Educational Neuroscience for Teachers

Conference: The Asian Conference on Education (ACE2022)
Title: Educational Neuroscience for Teachers
Stream: Mind, Brain & Psychology: Human Emotional & Cognitive Development & Outcomes within Educational Contexts
Presentation Type: Oral Presentation
Authors:
Lucy Spence, University of South Carolina, United States

Abstract:

The purpose of this work is to provide educators with current information on how the brain functions in literacy learning together with instructional methods that complement the findings. This is significant because from the time children enter pre-school until they write their final senior thesis teachers nurture reading, writing, and many other aspects of literacy important to brain development.
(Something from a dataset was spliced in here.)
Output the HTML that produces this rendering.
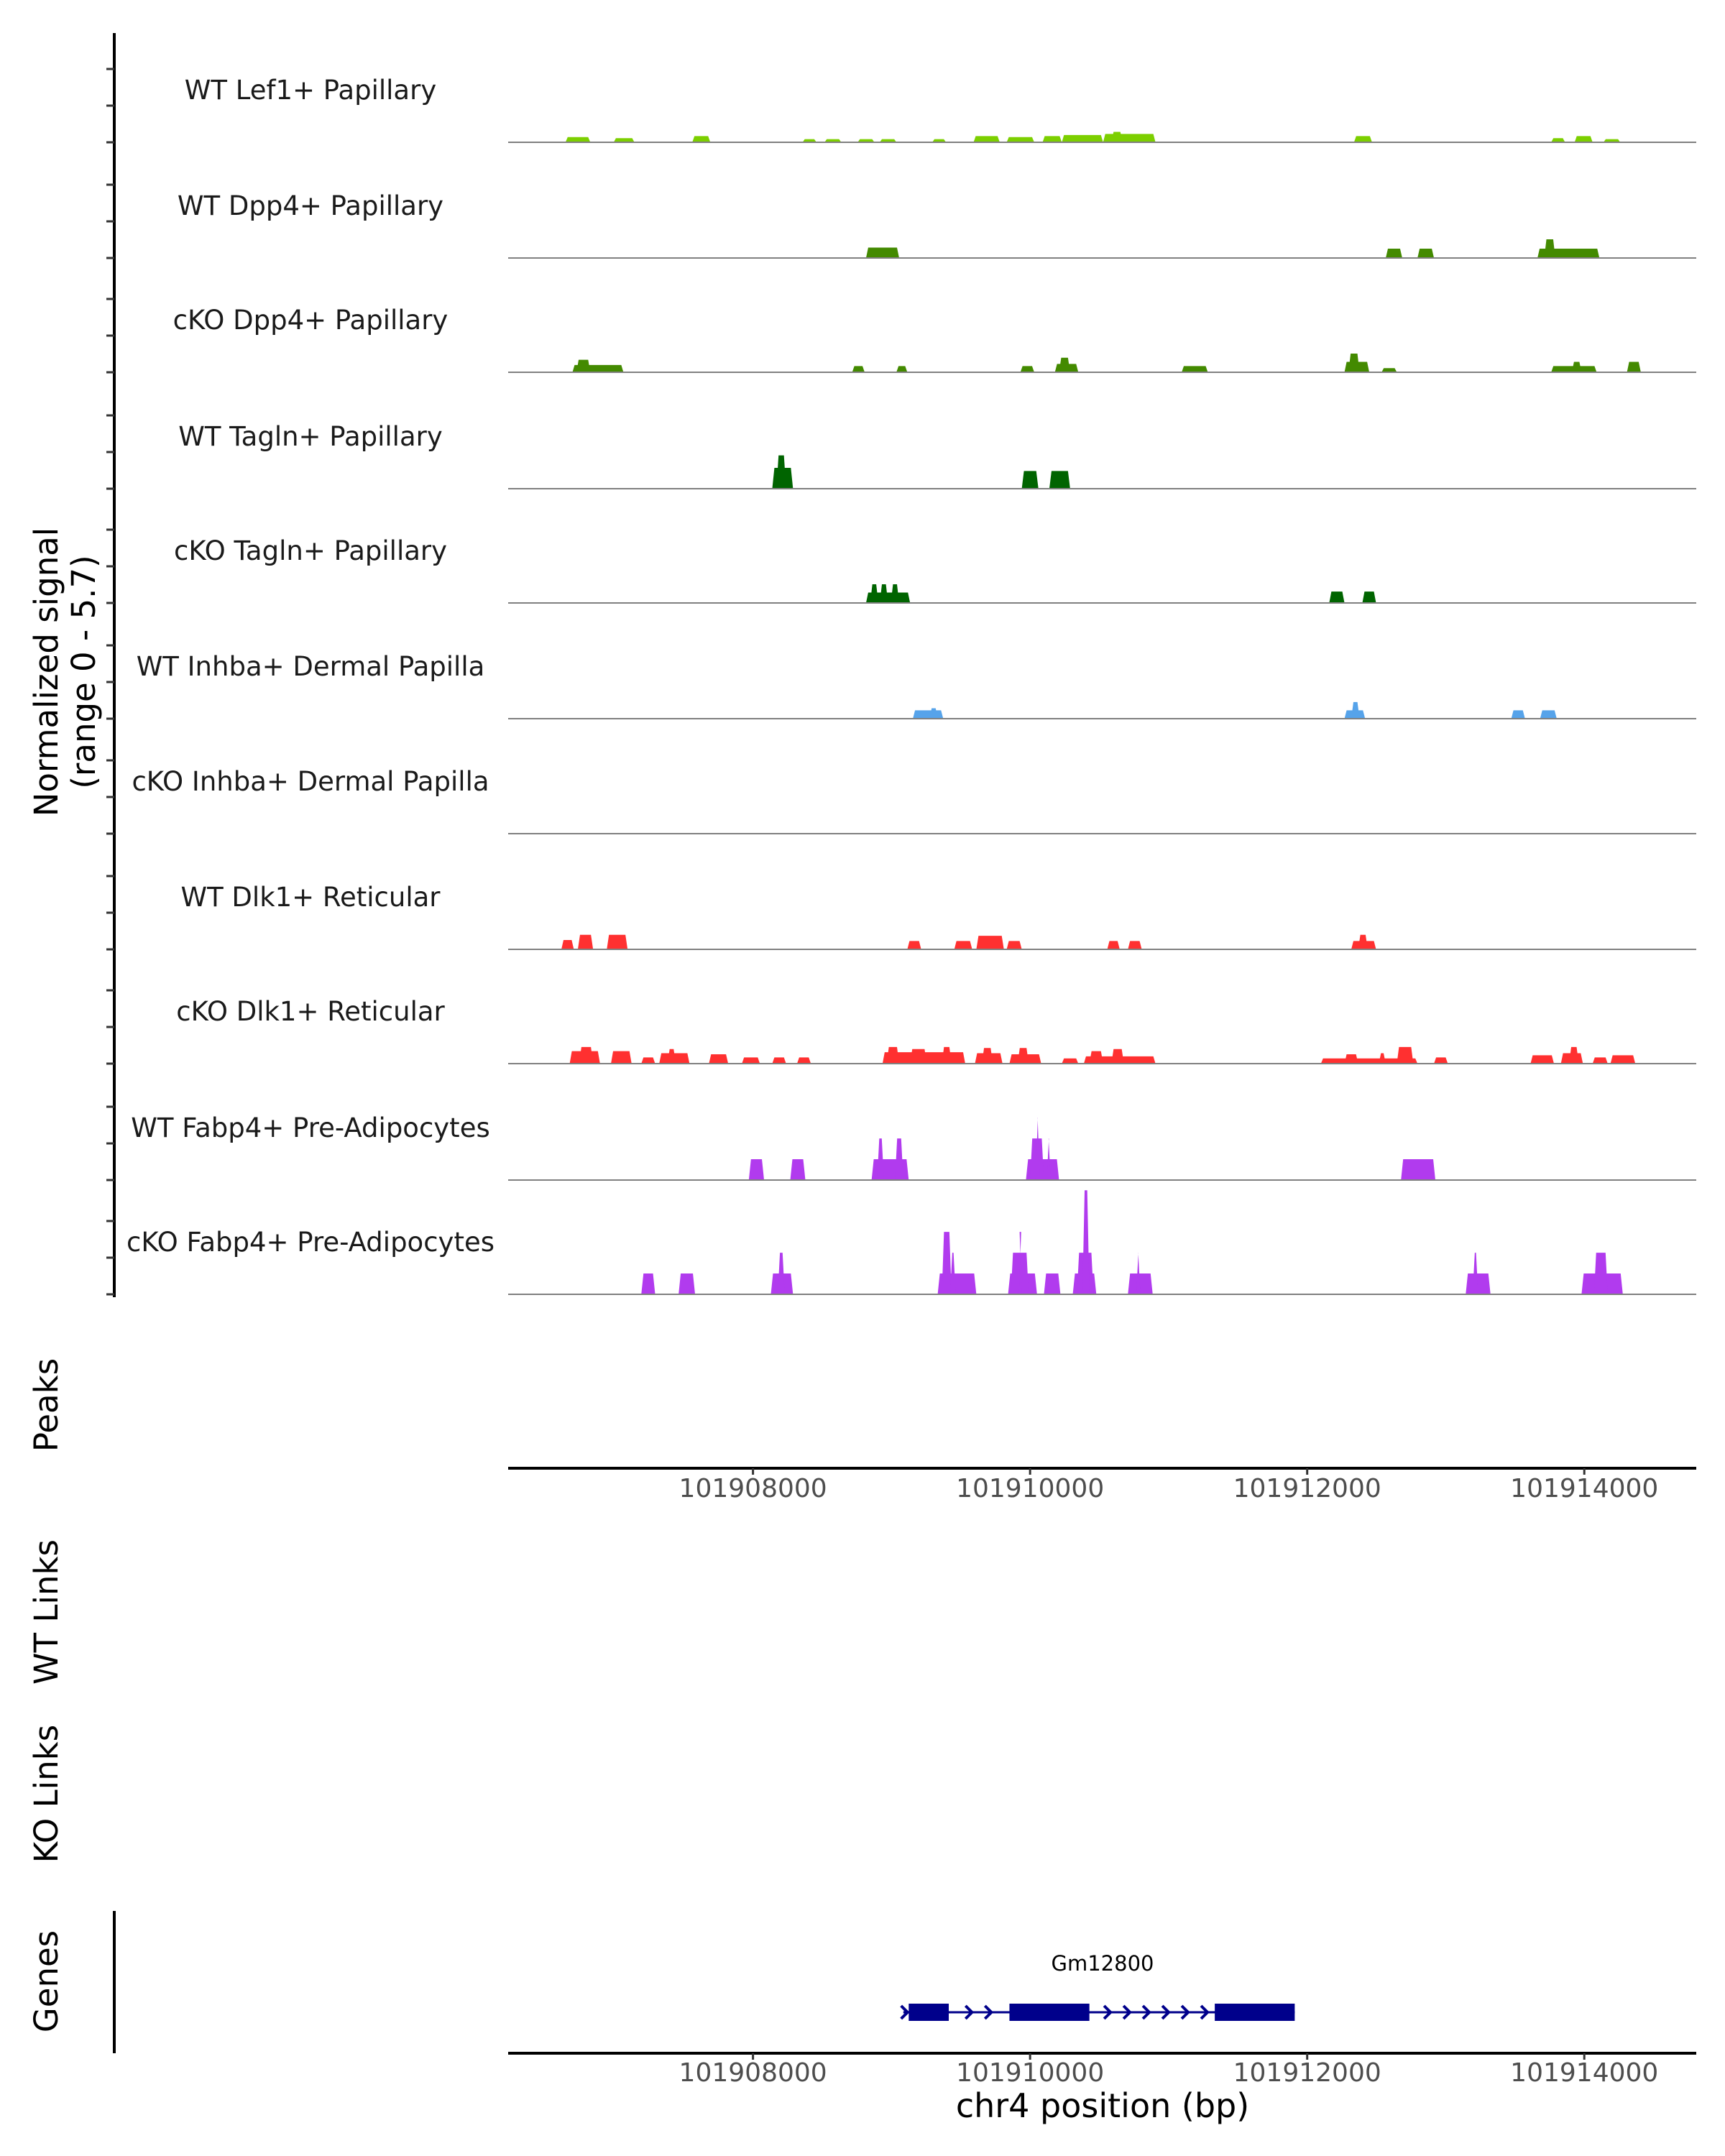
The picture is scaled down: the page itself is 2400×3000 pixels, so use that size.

This work was framed by sociocultural and constructivist theories (Luke, et al., 2011). Literacy involves complex social practices of reading, writing, talking about texts, and using texts for a variety of social and personal purposes (Street, 1985). This paper examines the growing body of neuroscience that supports this conceptual approach. Immordino-Yang and Gottlieb (2017) are neuroscientists who are interested in K-12 students. They describe how neurobiological and sociocultural development are co-dependent. Child and adolescent brain development are influenced by their experiences and social interactions. Personal interactions, emotions, and physical experiences are intertwined with cognitive functions (Immordino-Yang, Darling-Hammond, & Krone, 2019).
The neuroscience research cited in this paper was gathered from peer-reviewed articles in neuroscience journals using psychology and medical databases. The instructional methods that complement the findings are based on studies in classrooms or lab settings and were published in leading peer-reviewed educational journals. Literacy is a multidimensional concept with visual, phonological, motor, affective, linguistic, semantic, and sociocultural dimensions. Neuroscience helps us understand the multiple dimensions involved in literate practices. This paper presents how educational research and practices were found to be congruent with neuroscience findings.